Any artifact_id in input_contract contains "??"	"WARNING: input_contract artifact_id for predecessor TSK-NNN not resolved. Generate that task-spec first."

Output rule:

• All hard checks pass → self_validation.passed: true, proceed to Step 17
• Any hard check fails → report failures to user, do not write any file
• Only soft warnings → self_validation.passed: true, populate failed_checks, proceed to Step 17

---

Phase 9 — Output

Step 17 — Write task-spec.TSK-NNN.yaml

Write the fully assembled spec to:

.ssdam/{id}/output/task-spec.TSK-NNN.yaml

Where {id} is derived from the path to mission-spec.yaml (the workspace folder name).

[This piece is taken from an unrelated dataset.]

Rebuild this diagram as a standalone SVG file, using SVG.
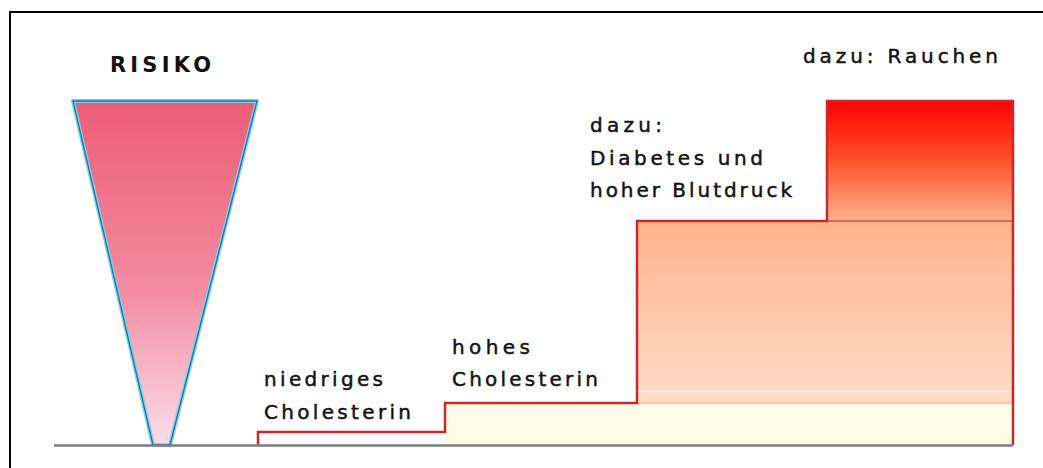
<svg xmlns="http://www.w3.org/2000/svg" width="1043" height="468" viewBox="0 0 1043 468">
<defs>
<linearGradient id="gTri" x1="0" y1="0" x2="0" y2="1">
<stop offset="0" stop-color="#ee5c76"/>
<stop offset="0.55" stop-color="#f28ca2"/>
<stop offset="1" stop-color="#fbdde8"/>
</linearGradient>
<linearGradient id="gS3" x1="0" y1="0" x2="0" y2="1">
<stop offset="0" stop-color="#ffb38a"/>
<stop offset="1" stop-color="#ffdcc8"/>
</linearGradient>
<linearGradient id="gS4" x1="0" y1="0" x2="0" y2="1">
<stop offset="0" stop-color="#ff0000"/>
<stop offset="0.45" stop-color="#ff4a22"/>
<stop offset="1" stop-color="#ffb38e"/>
</linearGradient>
</defs>
<style>
.lbl{font-family:"DejaVu Sans","Liberation Sans",sans-serif;font-size:20px;fill:#111;stroke:#111;stroke-width:0.45}
.ttl{font-family:"DejaVu Sans","Liberation Sans",sans-serif;font-size:21px;font-weight:bold;fill:#111}
.step{stroke:#c8282e;stroke-width:2.5;fill:none}
</style>
<rect width="1043" height="468" fill="#ffffff"/>
<g id="frame">
<path d="M10,468 V12 H1043" fill="none" stroke="#000" stroke-width="2"/>
</g>
<g id="risiko">
<text class="ttl" x="110" y="72" textLength="101" lengthAdjust="spacing">RISIKO</text>
<polygon points="73,101 257,101 170,445 153,445" fill="url(#gTri)" stroke="#74d4ec" stroke-width="4" stroke-linejoin="round"/>
<polygon points="73,101 257,101 170,445 153,445" fill="none" stroke="#2f6f98" stroke-width="1.3"/>
</g>
<g id="steps">
<rect x="445" y="403" width="568" height="42" fill="#fffbe9"/>
<rect x="637" y="221" width="376" height="182" fill="url(#gS3)"/>
<rect x="827" y="101" width="186" height="120" fill="url(#gS4)"/>
<line x1="637" y1="403" x2="1013" y2="403" stroke="#ffc4b4" stroke-width="2"/>
<line x1="637" y1="391" x2="1013" y2="391" stroke="#ffeadc" stroke-width="2"/>
<line x1="827" y1="221" x2="1013" y2="221" stroke="#e04638" stroke-width="1.5"/>
<path class="step" d="M258,445 V432 H445 V403 H637 V221 H827 V101 H1013 V445"/>
</g>
<g id="baseline">
<line x1="54" y1="445.5" x2="1013" y2="445.5" stroke="#7d7d7d" stroke-width="2.5"/>
</g>
<g id="labels">
<text class="lbl" x="264" y="386" textLength="119" lengthAdjust="spacing">niedriges</text>
<text class="lbl" x="264" y="419" textLength="147" lengthAdjust="spacing">Cholesterin</text>
<text class="lbl" x="452" y="354" textLength="78" lengthAdjust="spacing">hohes</text>
<text class="lbl" x="452" y="386" textLength="146" lengthAdjust="spacing">Cholesterin</text>
<text class="lbl" x="590" y="132" textLength="72" lengthAdjust="spacing">dazu:</text>
<text class="lbl" x="590" y="165" textLength="173" lengthAdjust="spacing">Diabetes und</text>
<text class="lbl" x="590" y="197" textLength="202" lengthAdjust="spacing">hoher Blutdruck</text>
<text class="lbl" x="803" y="63" textLength="195" lengthAdjust="spacing">dazu: Rauchen</text>
</g>
</svg>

Where NNN is the 3-digit task number from the user command.

Use the structure defined in references/output.template.yaml.

---

POST-EXECUTION

After writing the file, report to the user:

1. Output location: full path to the generated file
2. Summary: task name, number of output artifacts, number of execution steps
3. Warnings: any soft check warnings from self_validation.failed_checks
4. Next action: whether more tasks remain to be spec'd (from handoff.next_task_id)

Report format:

✓ task-spec.TSK-NNN.yaml written to:
  .ssdam/{id}/output/task-spec.TSK-NNN.yaml

Task : TSK-NNN — {task_name}
Artifacts : {N} output artifacts ({ART-TSK-NNN-01}, ...)
Exec steps: {N} ({EXEC-01} → {EXEC-NN})

[Warnings if any]

Next: run /new-task ... TSK-MMM to spec the next task,
      or begin execution of task-spec.TSK-NNN.yaml.

---

Error Handling

Error	Action
validate.py reports hard errors	Stop. Show all errors. Do not generate task-spec.
mission-spec.yaml not found	Stop. Report path error to user.
Target TSK-NNN not in mission-spec	Stop. List available task IDs.
Target task initial_state != PENDING	Stop. Explain that only PENDING tasks can be spec'd.
Hard check fails during self-validation (Step 16)	Stop. Report which checks failed. Do not write file.
artifact.description is empty or undefined	Stop. Report that the task has no deliverable defined. Ask user to fix mission-spec.
Predecessor task-spec not yet generated	Proceed with ART-TSK-NNN-?? placeholders. Add soft warning. Do not stop.
mission-input.yaml not found	Proceed with "undefined" tech stack. Add soft warning. Do not stop.